Big Pharma

Big Pharma buys up critical, life-saving drugs, then raises prices dramatically

iv-bag-with-patient-in-the-background

In an astonishing display of pure unadulterated greed, Big Pharma has been caught red-handed, and rather openly, buying up critical, life-saving, “undervalued” drugs and then raising their price tags dramatically, citing only their duty to shareholders as their reasoning.

Meanwhile, our government stands by as patients – a captive, and vulnerable market, are gouged for whatever they can bear.

Here’s just one, particularly egregious example:

The company leading the pack in drug-price increases is Canada-based Valeant, which lifted list prices by at least 20% some 122 times since the beginning of 2011, according to Needham & Co., in its June 2014 research note.

Isuprel and Nitropress, the heart drugs Valeant bought earlier this year, have been staples of medical care for decades. Doctors use Isuprel during procedures treating heart-rhythm problems, and give Nitropress to emergency patients whose blood pressure has risen to life-threatening levels. Doctors say there are few good alternatives.

Valeant was interested in the drugs in part because they hadn’t yet faced generic competition even though they had lost patent protection, according to a person familiar with the matter. Adding the drugs would also expand Valeant’s portfolio of hospital-administered drugs, the person said.

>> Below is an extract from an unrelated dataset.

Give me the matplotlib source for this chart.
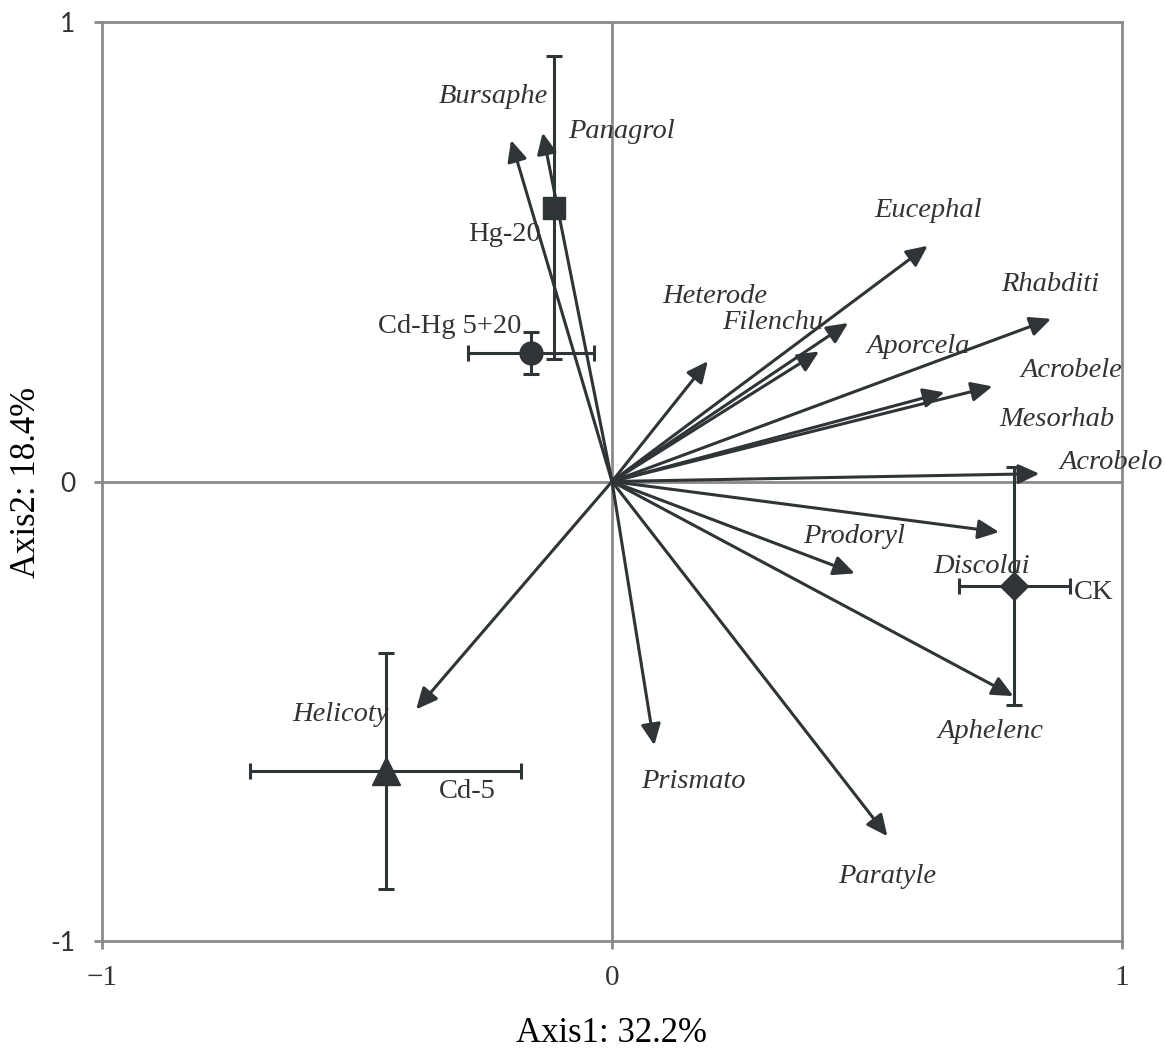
import numpy as np
import matplotlib
matplotlib.use("Agg")
import matplotlib.pyplot as plt

# species vectors (arrow tips, axis1 / axis2)
species = ["Bursaphe", "Panagrol", "Heterode", "Filenchu", "Aporcela", "Eucephal",
           "Rhabditi", "Mesorhab", "Acrobele", "Acrobelo", "Discolai", "Prodoryl",
           "Aphelenc", "Paratyle", "Prismato", "Helicoty"]
sp_x = [-0.198, -0.136, 0.188, 0.463, 0.406, 0.619, 0.861, 0.652, 0.746, 0.838,
        0.759, 0.476, 0.787, 0.540, 0.083, -0.384]
sp_y = [0.743, 0.759, 0.262, 0.345, 0.283, 0.513, 0.354, 0.194, 0.207, 0.017,
        -0.110, -0.200, -0.467, -0.772, -0.574, -0.496]

# treatment scores with error bars
sites = ["Hg-20", "Cd-Hg 5+20", "Cd-5", "CK"]
site_x = [-0.114, -0.159, -0.444, 0.789]
site_y = [0.596, 0.280, -0.630, -0.228]
site_xerr = [0.0, 0.123, 0.266, 0.109]
site_yerr = [0.330, 0.045, 0.256, 0.259]

# label placement (layout only)
sp_lab = {"Bursaphe": (-0.233, 0.837), "Panagrol": (0.018, 0.761), "Heterode": (0.202, 0.402),
          "Filenchu": (0.316, 0.346), "Aporcela": (0.600, 0.293), "Eucephal": (0.620, 0.589),
          "Rhabditi": (0.859, 0.428), "Mesorhab": (0.873, 0.135), "Acrobele": (0.900, 0.241),
          "Acrobelo": (0.978, 0.041), "Discolai": (0.724, -0.185), "Prodoryl": (0.474, -0.120),
          "Aphelenc": (0.743, -0.543), "Paratyle": (0.539, -0.859), "Prismato": (0.159, -0.652),
          "Helicoty": (-0.533, -0.507)}
site_lab = {"Hg-20": (-0.139, 0.537, "right"), "Cd-Hg 5+20": (-0.178, 0.337, "right"),
            "Cd-5": (-0.339, -0.674, "left"), "CK": (0.906, -0.241, "left")}
site_mk = {"Hg-20": ("s", 16), "Cd-Hg 5+20": ("o", 16.5), "Cd-5": ("^", 19.5), "CK": ("D", 14.5)}

DARK, GRID, TXT = "#2f3437", "#8a8a8a", "#333333"
SERIF = "Liberation Serif"

fig = plt.figure(figsize=(11.65, 10.49), dpi=100)
ax = fig.add_axes([102 / 1165, 1 - 941 / 1049, 1020 / 1165, 919 / 1049])
ax.set_xlim(-1, 1); ax.set_ylim(-1, 1)
for s in ax.spines.values():
    s.set_color(GRID); s.set_linewidth(2)
ax.axhline(0, color=GRID, lw=2, zorder=0)
ax.axvline(0, color=GRID, lw=2, zorder=0)
ax.set_xticks([-1, 0, 1]); ax.set_yticks([-1, 0, 1])
ax.set_xticklabels(["\u22121", "0", "1"], family=SERIF, fontsize=21, color=TXT)
ax.set_yticklabels(["-1", "0", "1"], family="Lato", fontsize=19, color=TXT)
ax.tick_params(axis="both", length=6, width=2, color=GRID)
ax.tick_params(axis="x", pad=11)
ax.tick_params(axis="y", pad=13)

for name, x, y in zip(species, sp_x, sp_y):
    ax.annotate("", xy=(x, y), xytext=(0, 0),
                arrowprops=dict(arrowstyle="-|>,head_length=0.58,head_width=0.27",
                                color=DARK, lw=2.2, mutation_scale=22,
                                shrinkA=0, shrinkB=0), zorder=2)
    lx, ly = sp_lab[name]
    ax.text(lx, ly, name, family=SERIF, style="italic", fontsize=20.5, color=TXT,
            ha="center", va="center", zorder=4)

for name, x, y, xe, ye in zip(sites, site_x, site_y, site_xerr, site_yerr):
    mk, ms = site_mk[name]
    ax.errorbar(x, y, xerr=xe, yerr=ye, fmt=mk, ms=ms, color=DARK, ecolor=DARK,
                elinewidth=2.2, capsize=6, capthick=2.2, zorder=3)
    lx, ly, ha = site_lab[name]
    ax.text(lx, ly, name, family=SERIF, fontsize=20.5, color=TXT, ha=ha, va="center", zorder=4)

fig.text(612 / 1165, 1 - 1033 / 1049, "Axis1: 32.2%", family=SERIF, fontsize=25,
         color="black", ha="center", va="center")
fig.text(27 / 1165, 1 - 482 / 1049, "Axis2: 18.4%", family=SERIF, fontsize=25,
         color="black", ha="center", va="center", rotation=90)

fig.savefig("out.png", dpi=100)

After Valeant agreed to buy the drugs in early January, the company hired a consultant to look at their prices. The consultant found the prices didn’t reflect the benefits of the drugs to patients and the costs that hospitals save by using the medicines, the person said. Valeant decided to raise the price. The list price of a one-milliliter vial of Isuprel, a treatment for abnormal heart rhythms, jumped to $1,346.62, up from $215.46, according to Truven. Meantime, a two-milliliter vial of Nitropress, which combats dangerously high blood pressure and acute heart failure, increased from $257.80 to $805.61.

Although I think this constitutes a clear case of price gouging, Robert Reich says all companies raise prices to whatever the market will bear. According to him, the real scandal is that Big Pharma rigs the market in at least 8 other ways:

1. Big Pharma has got a law barring our government from using its considerable bargaining power to negotiate lower drug prices.

2. It’s also got a law allowing pharmaceutical companies to patent the processes they use to manufacture vaccines and other products from nature.

3. It’s pushed the U.S. Patent Office to renew drug patents on the basis of small and insignificant changes in the original drugs that technically make them “new” and therefore patentable, and has prevented pharmacies from substituting generic versions of brand-name drugs that become different in even the most minor of ways.

4. Due to Big Pharma, America is one of few advanced nations that allow direct advertising of prescription drugs. Pharmaceutical companies aggressively market their brands long after the patents have expired so patients ask doctors to prescribe them.

6. Big Pharma has made it illegal for Americans to obtain from licensed pharmacies abroad cheaper versions of the same drugs sold in the United States, either branded or generic.

7. It’s ensured that the law allows pharmaceutical companies in the U.S. to pay doctors for prescribing their drugs.

8. It’s likewise made sure drug companies are allowed to pay the makers of generic drugs to delay their cheaper versions. Such “pay-for-delay” agreements generate huge profits for both the original manufacturers as well as the generics.

All of this made possible by none other than our benevolent government, conspicuously charged with the duty to protect and to serve its population.